We have multiple Ubuntu-Mate computers in our home. One is set up for four users. When I wanted to transfer some files from my own computer to the four-user machine I hit a wall. I was using a Grsync backup (uncompressed sync of my computer folders) on an external hard drive, which was formatted as ext4. I plugged it in on the machine with multiple users and was met with a dialogue saying I did not have the required “permission” to access the drive.
I did not understand this as I have previously used a DejaDup backup to migrate from vanilla Ubuntu (old computer) to Ubuntu-Mate (new, built-for-GNU/Linux computer) without any problems.
I have spent many hours searching for an explanation that lies within the reach of non-expert users. It boils down to this.
When you install Ubuntu or its flavours the first user (the administrator) is given the “user ID” (UID) of “1000”. If a second user is added to the same installation they are given the next number i.e. “1001”, the third user is allocated “1002” and so on. These user-IDs are used to allocate permission to access drives, folders and files on GNU/Linux computers.
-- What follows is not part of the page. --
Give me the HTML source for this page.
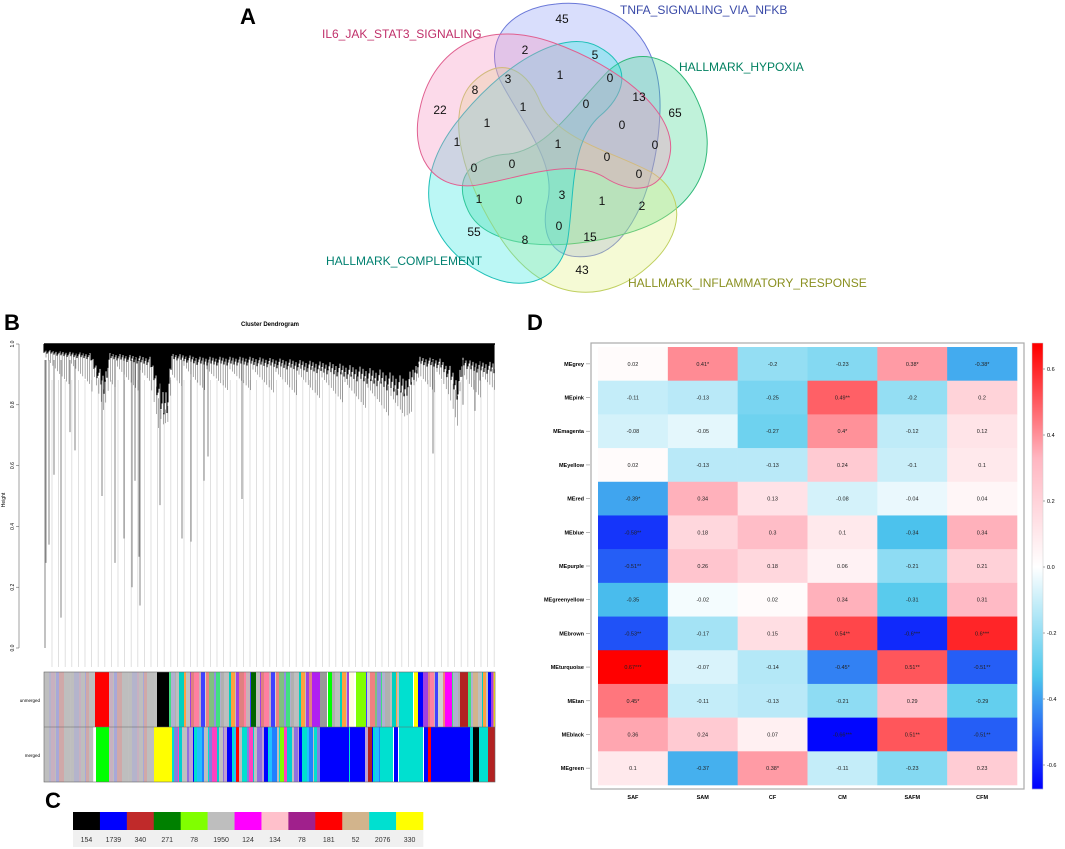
<!DOCTYPE html>
<html><head><meta charset="utf-8"><style>
html,body{margin:0;padding:0;background:#fff;}
svg{display:block;font-family:"Liberation Sans","DejaVu Sans",sans-serif;}
</style></head><body>
<svg id="fig" width="1065" height="849" viewBox="0 0 1065 849" xmlns="http://www.w3.org/2000/svg">
<g>
<text x="240" y="24" font-size="22" font-weight="bold">A</text>
<g id="venn"></g>
<text x="322" y="38" font-size="12" fill="#c0306a">IL6_JAK_STAT3_SIGNALING</text>
<text x="620" y="14" font-size="12" fill="#3a4aa8">TNFA_SIGNALING_VIA_NFKB</text>
<text x="679" y="71" font-size="12" fill="#008060">HALLMARK_HYPOXIA</text>
<text x="326" y="265" font-size="12" fill="#008070">HALLMARK_COMPLEMENT</text>
<text x="628" y="287" font-size="12" fill="#8a9020">HALLMARK_INFLAMMATORY_RESPONSE</text>
<g id="vennNums" font-size="12" fill="#111" text-anchor="middle"></g>
</g>
<g>
<text x="4" y="330" font-size="22" font-weight="bold">B</text>
<text x="270" y="326" font-size="6" font-weight="bold" text-anchor="middle">Cluster Dendrogram</text>
<text x="5" y="500" font-size="5" transform="rotate(-90 5 500)" text-anchor="middle">Height</text>
<g id="dendro"></g>
<text x="40" y="702" font-size="4.5" text-anchor="end">unmerged</text>
<text x="40" y="757" font-size="4.5" text-anchor="end">merged</text>
<g id="bars"></g>
</g>
<g>
<text x="45" y="808" font-size="22" font-weight="bold">C</text>
<g id="ctab"></g>
</g>
<g>
<text x="527" y="330" font-size="22" font-weight="bold">D</text>
<rect x="591" y="343" width="433" height="446" fill="#fff" stroke="#aaa" stroke-width="1.2"/>
<g id="heat"></g>
<g id="cbar"></g>
</g>
</svg>
<script>
const rowNames=["MEgrey","MEpink","MEmagenta","MEyellow","MEred","MEblue","MEpurple","MEgreenyellow","MEbrown","MEturquoise","MEtan","MEblack","MEgreen"];
const colNames=["SAF","SAM","CF","CM","SAFM","CFM"];
const corrValues=[
[0.02,0.41,-0.2,-0.23,0.38,-0.38],
[-0.11,-0.13,-0.25,0.49,-0.2,0.2],
[-0.08,-0.05,-0.27,0.4,-0.12,0.12],
[0.02,-0.13,-0.13,0.24,-0.1,0.1],
[-0.39,0.34,0.13,-0.08,-0.04,0.04],
[-0.58,0.18,0.3,0.1,-0.34,0.34],
[-0.51,0.26,0.18,0.06,-0.21,0.21],
[-0.35,-0.02,0.02,0.34,-0.31,0.31],
[-0.53,-0.17,0.15,0.54,-0.6,0.6],
[0.67,-0.07,-0.14,-0.45,0.51,-0.51],
[0.45,-0.11,-0.13,-0.21,0.29,-0.29],
[0.36,0.24,0.07,-0.66,0.51,-0.51],
[0.1,-0.37,0.38,-0.11,-0.23,0.23]];
const stars=[
["","*","","","*","*"],["","","","**","",""],["","","","*","",""],["","","","","",""],
["*","","","","",""],["**","","","","",""],["**","","","","",""],["","","","","",""],
["**","","","**","***","***"],["***","","","*","**","**"],["*","","","","",""],
["","","","***","**","**"],["","","*","","",""]];
const cbarTicks=[0.6,0.4,0.2,0.0,-0.2,-0.4,-0.6];
const modColors=["#000000","#0000ff","#c02a2a","#008000","#80ff00","#bebebe","#ff00ff","#ffc0cb","#a0208c","#ff0000","#d2b48c","#00e0d0","#ffff00"];
const modSizes=[154,1739,340,271,78,1950,124,134,78,181,52,2076,330];
const vennCounts=[45,2,5,3,1,0,8,13,65,22,1,0,1,0,1,1,0,0,0,0,0,1,0,3,1,2,55,8,0,15,43];
const vennPos=[[562,19],[525,50],[595,55],[508,79],[560,75],[610,78],[475,90],[639,97],[675,113],[440,110],[523,107],[586,104],[487,123],[622,125],[457,142],[558,144],[655,145],[474,168],[512,164],[607,157],[639,174],[479,199],[519,200],[562,195],[602,201],[642,206],[474,232],[525,240],[559,226],[590,237],[582,270]];
const leafX=[45,46,49,54,61,70,75,102,115,124,132,135,139,140,160,182,191,204,208,242,433,463,475,480];
const leafH=[0.0,0.28,0.34,0.57,0.1,0.71,0.65,0.5,0.28,0.36,0.2,0.55,0.3,0.14,0.47,0.36,0.35,0.55,0.63,0.49,0.64,0.8,0.78,0.88];
const bandX=[44,60,90,98,104,110,130,150,156,162,168,172,200,250,280,330,380,405,412,420,440,450,458,463,470,495];
const bandH=[0.97,0.96,0.95,0.88,0.83,0.95,0.94,0.93,0.85,0.75,0.78,0.95,0.93,0.93,0.92,0.9,0.86,0.82,0.86,0.93,0.92,0.88,0.81,0.93,0.91,0.9];

const NS="http://www.w3.org/2000/svg";
function mk(tag,attrs,parent){const e=document.createElementNS(NS,tag);for(const k in attrs)e.setAttribute(k,attrs[k]);parent.appendChild(e);return e;}
const stops=[[-0.67,[0,0,255]],[-0.33,[78,200,236]],[0,[255,255,255]],[0.33,[255,182,193]],[0.67,[255,0,0]]];
function col(v){v=Math.max(-0.67,Math.min(0.67,v));for(let i=0;i<stops.length-1;i++){const a=stops[i],b=stops[i+1];if(v<=b[0]){const t=(v-a[0])/(b[0]-a[0]);const c=a[1].map((x,j)=>Math.round(x+(b[1][j]-x)*t));return `rgb(${c})`;}}return "red";}

const hx0=598,hx1=1017,hy0=347,hy1=785;
const cw=(hx1-hx0)/colNames.length, rh=(hy1-hy0)/rowNames.length;
const xS=j=>hx0+j*cw, yS=i=>hy0+i*rh;
const heat=document.getElementById('heat');
rowNames.forEach((r,i)=>{
  colNames.forEach((c,j)=>{
    const v=corrValues[i][j];
    const rc=mk('rect',{x:xS(j),y:yS(i),width:cw+0.3,height:rh+0.3,fill:col(v)},heat);
    
    
    const t=mk('text',{x:xS(j)+cw/2,y:yS(i)+rh/2+2,'font-size':5.5,'text-anchor':'middle',fill:'#222'},heat);
    t.textContent=v+stars[i][j];
    
    
  });
  const l=mk('text',{x:584,y:yS(i)+rh/2+2,'font-size':5.5,'font-weight':'bold','text-anchor':'end'},heat);
  l.textContent=r;
  
  
  mk('line',{x1:586,x2:590,y1:yS(i)+rh/2,y2:yS(i)+rh/2,stroke:'#888','stroke-width':0.6},heat);
});
colNames.forEach((c,j)=>{
  const t=mk('text',{x:xS(j)+cw/2,y:799,'font-size':5.5,'font-weight':'bold','text-anchor':'middle'},heat);
  t.textContent=c;
  
  
});
const cb=document.getElementById('cbar');
const cbY=v=>567-v*330;
for(let y=343;y<789;y++){const v=(567-y-0.5)/330;mk('rect',{x:1032,y:y,width:11,height:1.2,fill:col(v)},cb);}
mk('rect',{x:1032,y:343,width:11,height:446,fill:'none',stroke:'#ccc','stroke-width':0.5},cb);
cbarTicks.forEach(v=>{
  mk('line',{x1:1043,x2:1045,y1:cbY(v),y2:cbY(v),stroke:'#555','stroke-width':0.5},cb);
  const t=mk('text',{x:1047,y:cbY(v)+2,'font-size':5.5},cb);
  t.textContent=v.toFixed(1);
  
  
});

const ct=document.getElementById('ctab');
const cx0=73,cwid=(423-73)/modColors.length;
modColors.forEach((c,i)=>{
  const r=mk('rect',{x:cx0+i*cwid,y:812,width:cwid+0.3,height:18,fill:c},ct);
  
  
  mk('rect',{x:cx0+i*cwid,y:830,width:cwid+0.3,height:17,fill:'#f0f0f0'},ct);
  const t=mk('text',{x:cx0+i*cwid+cwid/2,y:842,'font-size':7,'text-anchor':'middle',fill:'#333'},ct);
  t.textContent=modSizes[i];
  
  
});

const venn=document.getElementById('venn');
const vcols=[["#8c9cf5","#6a78d8"],["#40d890","#30b878"],["#e0f080","#c0d060"],["#30e8e0","#20c0b8"],["#f590c0","#e06090"]];
const petal="M 556 4 C 610 -2 662 30 660 110 C 658 180 632 250 590 256 C 548 262 540 230 548 200 C 556 160 520 120 500 80 C 482 40 510 8 556 4 Z";
vcols.forEach((c,k)=>{
  const g=mk('g',{transform:`rotate(${72*k} 560 150)`},venn);
  const e=mk('path',{d:petal,fill:c[0],'fill-opacity':0.33,stroke:c[1],'stroke-width':1},g);
  
  
});
const vn=document.getElementById('vennNums');
vennCounts.forEach((n,i)=>{
  const t=mk('text',{x:vennPos[i][0],y:vennPos[i][1]+4},vn);
  t.textContent=n;
  
  
});

const dg=document.getElementById('dendro');
const yH=h=>648-h*304;
[0,0.2,0.4,0.6,0.8,1.0].forEach(v=>{
  mk('line',{x1:16,x2:19,y1:yH(v),y2:yH(v),stroke:'#444','stroke-width':0.5},dg);
  const t=mk('text',{x:14,y:yH(v),'font-size':5,'text-anchor':'middle',transform:`rotate(-90 14 ${yH(v)})`},dg);
  t.textContent=v.toFixed(1);
  
  
});
mk('line',{x1:19,x2:19,y1:yH(0),y2:yH(1),stroke:'#444','stroke-width':0.5},dg);
for(let x=52;x<=495;x+=6.6){mk('line',{x1:x,x2:x,y1:380,y2:667,stroke:'#d8d8d8','stroke-width':0.8},dg);}
leafX.forEach((x,i)=>{mk('line',{x1:x,x2:x,y1:360,y2:yH(leafH[i]),stroke:'#666','stroke-width':0.8},dg);});
function bandAt(x){for(let i=0;i<bandX.length-1;i++){if(x<=bandX[i+1]){const t=(x-bandX[i])/(bandX[i+1]-bandX[i]);return bandH[i]+(bandH[i+1]-bandH[i])*t;}}return bandH[bandH.length-1];}
for(let x=46;x<495;x+=2.3){
  const b=yH(bandAt(x));
  mk('line',{x1:x,x2:x,y1:b-5,y2:b+4+((x*31)%23),stroke:'#555','stroke-width':0.5},dg);
}
for(let x=44;x<495;x+=1){
  const b=yH(bandAt(x));
  const top=yH(1);
  mk('line',{x1:x,x2:x,y1:top,y2:top+(b-top)*(0.6+((x*17)%10)/22),stroke:'#000','stroke-width':1.1},dg);
}
mk('line',{x1:44,x2:495,y1:yH(1),y2:yH(1),stroke:'#000','stroke-width':1.5},dg);

const bars=document.getElementById('bars');
const mixU=["#bebebe","#c8b0b8","#b0b0d0","#e08080","#9090e0","#c0c0c0","#f08080","#00d0c0","#4040ff","#b0b0b0","#ff80a0","#40e080","#a040e0","#80c080","#ffa040","#d0d0d0"];
const mixM=["#bebebe","#c0a0d0","#8080e0","#00e0d0","#00d0d0","#2080ff","#9070e0","#00e0d0","#0000ff","#ff40c0","#20c0ff","#c0c0c0"];
function stripes(y,h,pal,x0,x1,seed){let x=x0,k=seed;while(x<x1){const w=1+((k*37)%5);mk('rect',{x:x,y:y,width:Math.min(w,x1-x)+0.2,height:h,fill:pal[(k*7)%pal.length]},bars);x+=w;k++;}}
const greyMix=["#bebebe","#c8b0c0","#bebebe","#b4b4cc","#d0a8a8","#bebebe","#a8a8d8","#c0c0c0","#bebebe"];
const unSeg=[["grey",44,95],["#ff0000",95,109],["grey",109,157],["#000000",157,169],["mix",169,251],["#006400",251,256],["mix",256,312],["#b020f0",312,320],["#999999",320,327],["#00ff00",328,332],["mix",332,349],["#ffffe0",349,354],["#80ff00",356,366],["mix",366,399],["#00e0d0",399,413],["#ffff00",414,418],["#0000ff",418,423],["mix",423,460],["#ff00ff",445,452],["#b22222",460,468],["mix",468,495],["#d2b48c",473,478],["#0000ff",488,491],["#ffff00",494,495]];
const mSeg=[["grey",44,93],["#00ff00",96,109],["grey",109,154],["#ffff00",154,172],["mix",172,320],["#ff0000",236,239],["#80ff00",280,284],["#0000ff",320,349],["#00e0d0",349,350],["#0000ff",350,365],["mix",365,380],["#b22222",368,372],["#00e0d0",380,393],["#0000ff",394,398],["#00e0d0",399,423],["#0000ff",424,470],["#ff0000",428,431],["mix",470,473],["#000000",473,479],["#00e0d0",479,488],["#b22222",488,495]];
function drawSeg(seg,y,h,pal){seg.forEach((s,i)=>{if(s[0]==="mix")stripes(y,h,pal,s[1],s[2],i*3+1);else if(s[0]==="grey"){stripes(y,h,greyMix,s[1],s[2],i+2);}else mk('rect',{x:s[1],y:y,width:s[2]-s[1],height:h,fill:s[0]},bars);});}
drawSeg(unSeg,672,55,mixU);
drawSeg(mSeg,727,55,mixM);
mk('rect',{x:44,y:672,width:451,height:110,fill:'none',stroke:'#666','stroke-width':0.6},bars);
mk('line',{x1:44,x2:495,y1:727,y2:727,stroke:'#666','stroke-width':0.6},bars);
</script>
</body></html>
So when as sole user on my computer (UID = 1000) I make a Grsync backup on an external hard drive previously formatted to ext4 on the same computer, the drive will only respond when “attached” (mounted is perhaps the term I should be using) to the account of a user whose user-ID is 1000. It does not matter which computer the user account is on, only that the UID matches. The ext4 partition format understands GNU/Linux permissions and enforces them.
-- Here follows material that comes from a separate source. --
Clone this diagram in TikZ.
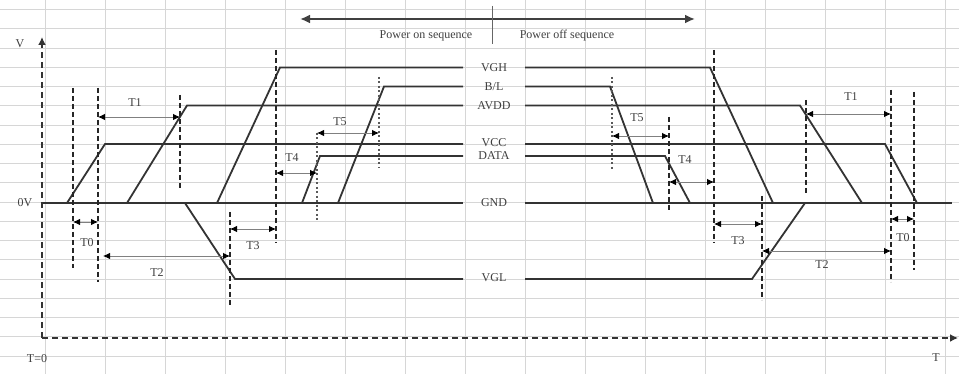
\documentclass[tikz,border=0pt]{standalone}
\usepackage{fontspec}
\setmainfont{Liberation Serif}
\usetikzlibrary{arrows.meta}
\begin{document}
\begin{tikzpicture}[x=1pt,y=-1pt,
  gridline/.style={line width=0.8pt, draw=black!16},
  sig/.style={line width=1.8pt, draw=black!80},
  vdash/.style={line width=1.6pt, draw=black!85, dash pattern=on 5pt off 3pt},
  vdot/.style={line width=1.1pt, draw=black!65, dash pattern=on 2pt off 2.5pt},
  axisline/.style={line width=1.9pt, draw=black!80, dash pattern=on 6pt off 4pt, -{Latex[length=8pt,width=8pt]}},
  dim/.style={line width=0.8pt, draw=black!50, {Latex[length=7pt,width=6.5pt,black]}-{Latex[length=7pt,width=6.5pt,black]}},
  lab/.style={font=\fontsize{12}{13}\selectfont, text=black!75, inner sep=0.5pt},
]
\fill[white] (0,0) rectangle (959,374);
\useasboundingbox (0,0) rectangle (959,374);

% background grid
\foreach \k in {0,...,18} \draw[gridline] (0,{9.5+19.25*\k}) -- (959,{9.5+19.25*\k});
\foreach \k in {0,...,15} \draw[gridline] ({45+60*\k},0) -- ({45+60*\k},374);

% axes
\coordinate (origin) at (42,338);
\coordinate (vtop) at (42,37);
\coordinate (tend) at (958,338);
\draw[axisline] (origin) -- (vtop);
\draw[axisline] (origin) -- (tend);
\node[lab] (vlab) at (20,44) {V};
\node[lab] (zlab) at (25,203) {0V};
\node[lab] (t0lab) at (37,359) {T=0};
\node[lab] (tlab) at (936,358) {T};

% top sequence arrow
\coordinate (seqL) at (300,19);
\coordinate (seqR) at (695,19);
\draw[line width=2.8pt, draw=black!75, {Latex[length=10pt,width=9pt]}-{Latex[length=10pt,width=9pt]}] (seqL) -- (seqR);
\draw[line width=0.9pt, draw=black!60] (492,6) -- (492,44);
\node[lab] (pon) at (426,36) {Power on sequence};
\node[lab] (poff) at (567,36) {Power off sequence};

% level labels
\node[lab] (lVGH) at (494,67.5) {VGH};
\node[lab] (lBL) at (494,87) {B/L};
\node[lab] (lAVDD) at (494,106) {AVDD};
\node[lab] (lVCC) at (494,143) {VCC};
\node[lab] (lDATA) at (494,156) {DATA};
\node[lab] (lGND) at (494,203) {GND};
\node[lab] (lVGL) at (494,278) {VGL};

% signals
\draw[sig] (42,203) -- (463,203);
\draw[sig] (525,203) -- (952,203);
\draw[sig] (217,203) -- (280,67.5) -- (463,67.5);
\draw[sig] (525,67.5) -- (710,67.5) -- (773,203);
\draw[sig] (338,203) -- (384,86.5) -- (463,86.5);
\draw[sig] (525,86.5) -- (610,86.5) -- (653,203);
\draw[sig] (127,203) -- (187,105.5) -- (463,105.5);
\draw[sig] (525,105.5) -- (800,105.5) -- (862,203);
\draw[sig] (67,203) -- (105,144) -- (463,144);
\draw[sig] (525,144) -- (885,144) -- (917,203);
\draw[sig] (302,203) -- (320,156) -- (463,156);
\draw[sig] (525,156) -- (665,156) -- (690,203);
\draw[sig] (185,203) -- (235,279) -- (463,279);
\draw[sig] (525,279) -- (752,279) -- (805,203);

% dashed markers
\draw[vdash] (73,88) -- (73,268);
\draw[vdash] (98,88) -- (98,282);
\draw[vdash] (180,95) -- (180,188);
\draw[vdash] (230,212) -- (230,305);
\draw[vdash] (276,50) -- (276,243);
\draw[vdot] (317,133) -- (317,220);
\draw[vdot] (379,77) -- (379,168);
\draw[vdot] (612,77) -- (612,170);
\draw[vdash, line width=1.1pt] (669,117) -- (669,210);
\draw[vdash] (714,50) -- (714,243);
\draw[vdash, line width=1.1pt] (762,196) -- (762,300);
\draw[vdash] (806,100) -- (806,195);
\draw[vdash] (891,90) -- (891,282);
\draw[vdash] (914,92) -- (914,270);

% interval arrows
\coordinate (t1la) at (98,117);  \coordinate (t1lb) at (180,117);
\coordinate (t1ra) at (806,114); \coordinate (t1rb) at (891,114);
\coordinate (t0la) at (73,222);  \coordinate (t0lb) at (98,222);
\coordinate (t0ra) at (891,219); \coordinate (t0rb) at (914,219);
\coordinate (t2la) at (103,256); \coordinate (t2lb) at (230,256);
\coordinate (t2ra) at (762,251); \coordinate (t2rb) at (891,251);
\coordinate (t3la) at (230,229); \coordinate (t3lb) at (276,229);
\coordinate (t3ra) at (714,224); \coordinate (t3rb) at (762,224);
\coordinate (t4la) at (276,173); \coordinate (t4lb) at (317,173);
\coordinate (t4ra) at (669,182); \coordinate (t4rb) at (714,182);
\coordinate (t5la) at (317,133); \coordinate (t5lb) at (379,133);
\coordinate (t5ra) at (612,136); \coordinate (t5rb) at (669,136);
\foreach \a/\b in {t1la/t1lb,t1ra/t1rb,t0la/t0lb,t0ra/t0rb,t2la/t2lb,t2ra/t2rb,t3la/t3lb,t3ra/t3rb,t4la/t4lb,t4ra/t4rb,t5la/t5lb,t5ra/t5rb}
  \draw[dim] (\a) -- (\b);

\node[lab] (T1l) at (135,103) {T1};
\node[lab] (T1r) at (851,97) {T1};
\node[lab] (T0l) at (87,243) {T0};
\node[lab] (T0r) at (903,238) {T0};
\node[lab] (T2l) at (157,273) {T2};
\node[lab] (T2r) at (822,265) {T2};
\node[lab] (T3l) at (253,246) {T3};
\node[lab] (T3r) at (738,241) {T3};
\node[lab] (T4l) at (292,158) {T4};
\node[lab] (T4r) at (685,160) {T4};
\node[lab] (T5l) at (340,122) {T5};
\node[lab] (T5r) at (637,118) {T5};
\end{tikzpicture}
\end{document}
My account on the four-user computer does not have UID = 1000, thus the system failed to give me access. It’s that simple.
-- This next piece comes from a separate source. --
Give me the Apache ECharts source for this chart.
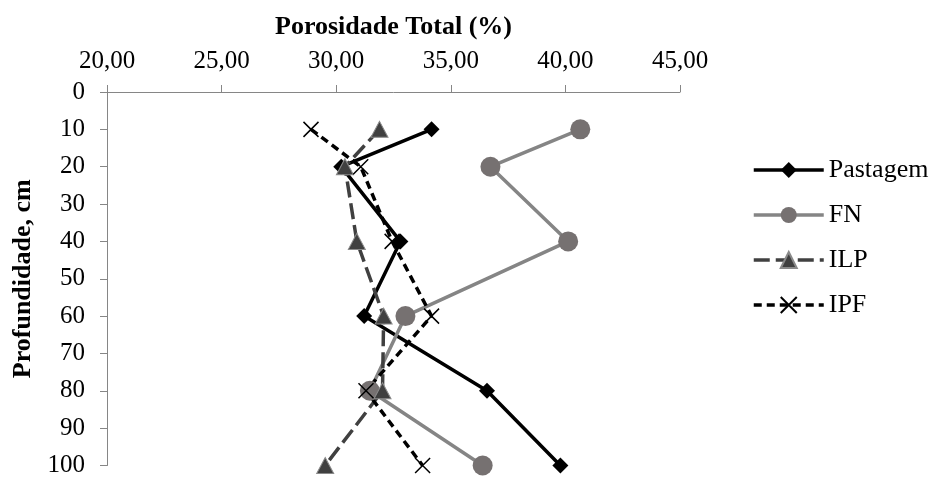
<!DOCTYPE html>
<html>
<head>
<meta charset="utf-8">
<script src="https://cdn.jsdelivr.net/npm/echarts@6/dist/echarts.min.js"></script>
<style>
html,body{margin:0;padding:0;background:#fff;}
#c{width:934px;height:478px;}
</style>
</head>
<body>
<div id="c"></div>
<script>
// Depths (cm)
const depths = [10, 20, 40, 60, 80, 100];
// Porosidade Total (%) per system
const pastagem = [34.16, 30.22, 32.80, 31.22, 36.58, 39.78];
const fn       = [40.65, 36.73, 40.12, 33.02, 31.47, 36.39];
const ilp      = [31.89, 30.38, 30.90, 32.07, 32.02, 29.52];
const ipf      = [28.90, 31.07, 32.44, 34.16, 31.30, 33.77];
const seriesNames = ['Pastagem', 'FN', 'ILP', 'IPF'];
const xTicks = [20, 25, 30, 35, 40, 45];
const yTicks = [0, 10, 20, 30, 40, 50, 60, 70, 80, 90, 100];

function pairs(vals) { return vals.map((v, i) => [v, depths[i]]); }

const FONT = '"Liberation Serif", "Times New Roman", serif';
const axisGray = '#868686';

const chart = echarts.init(document.getElementById('c'), null, {renderer: 'canvas'});
chart.setOption({
  animation: false,
  backgroundColor: '#ffffff',
  textStyle: {fontFamily: FONT, color: '#000'},
  grid: {left: 107, top: 92, width: 573, height: 376, containLabel: false},
  xAxis: {
    type: 'value',
    position: 'top',
    min: xTicks[0], max: xTicks[xTicks.length - 1], interval: 5,
    name: 'Porosidade Total (%)',
    nameLocation: 'middle',
    nameGap: 52,
    nameTextStyle: {fontFamily: FONT, fontSize: 26, fontWeight: 'bold', color: '#000'},
    axisLine: {show: true, lineStyle: {color: axisGray, width: 1}},
    axisTick: {show: true, inside: false, length: 7, lineStyle: {color: axisGray}},
    splitLine: {show: false},
    axisLabel: {
      fontFamily: FONT, fontSize: 25, color: '#000', margin: 18,
      formatter: v => v.toFixed(2).replace('.', ',')
    }
  },
  yAxis: {
    type: 'value',
    inverse: true,
    min: yTicks[0], max: yTicks[yTicks.length - 1], interval: 10,
    name: 'Profundidade, cm',
    nameLocation: 'middle',
    nameGap: 70,
    nameRotate: 90,
    nameTextStyle: {fontFamily: FONT, fontSize: 26, fontWeight: 'bold', color: '#000'},
    axisLine: {show: true, lineStyle: {color: axisGray, width: 1}},
    axisTick: {show: true, inside: false, length: 7, lineStyle: {color: axisGray}},
    splitLine: {show: false},
    axisLabel: {fontFamily: FONT, fontSize: 25, color: '#000', margin: 22}
  },
  legend: {
    orient: 'vertical',
    left: 747,
    top: 150,
    itemWidth: 70,
    itemHeight: 20,
    itemGap: 15,
    lineStyle: {width: 3.5},
    textStyle: {fontFamily: FONT, fontSize: 26, color: '#000', lineHeight: 30},
    data: seriesNames
  },
  series: [
    {
      name: seriesNames[0], type: 'line', data: pairs(pastagem),
      symbol: 'diamond', symbolSize: 16,
      lineStyle: {color: '#000000', width: 3.5},
      itemStyle: {color: '#000000'}
    },
    {
      name: seriesNames[1], type: 'line', data: pairs(fn),
      symbol: 'circle', symbolSize: 20,
      lineStyle: {color: '#858585', width: 3.5},
      itemStyle: {color: '#767171'}
    },
    {
      name: seriesNames[2], type: 'line', data: pairs(ilp),
      symbol: 'triangle', symbolSize: [17, 16],
      lineStyle: {color: '#404040', width: 3.5, type: [16, 6]},
      itemStyle: {color: '#404040', borderColor: '#8a8a8a', borderWidth: 1}
    },
    {
      name: seriesNames[3], type: 'line', data: pairs(ipf),
      symbol: 'path://M0 0 L10 10 M10 0 L0 10', symbolSize: 15,
      lineStyle: {color: '#000000', width: 3.5, type: [8, 5]},
      itemStyle: {color: '#000000', borderColor: '#000000', borderWidth: 1.5}
    }
  ]
});
</script>
</body>
</html>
Work-around 1: On the target computer use an account that has the same UID as on the account on the source computer.
Work-around 2: When setting up systems for multiple-users (say in your family) you may want to use UID = 1000 on each computer for an administrator account and then allocate each family member a specific UID, always using the same one for the same person no matter on which computer.
You can change the UID of another account on an Ubuntu-Mate installation if you go to SYSTEM > CONTROL CENTRE > ADMINISTRATION > USERS AND GROUPS > ADVANCED SETTINGS > ADVANCED. Be advised, that you cannot change your own user-ID. You have to use another user’s session to edit the user-ID of any given user.
I hope this helps those of you who encounter similar problems.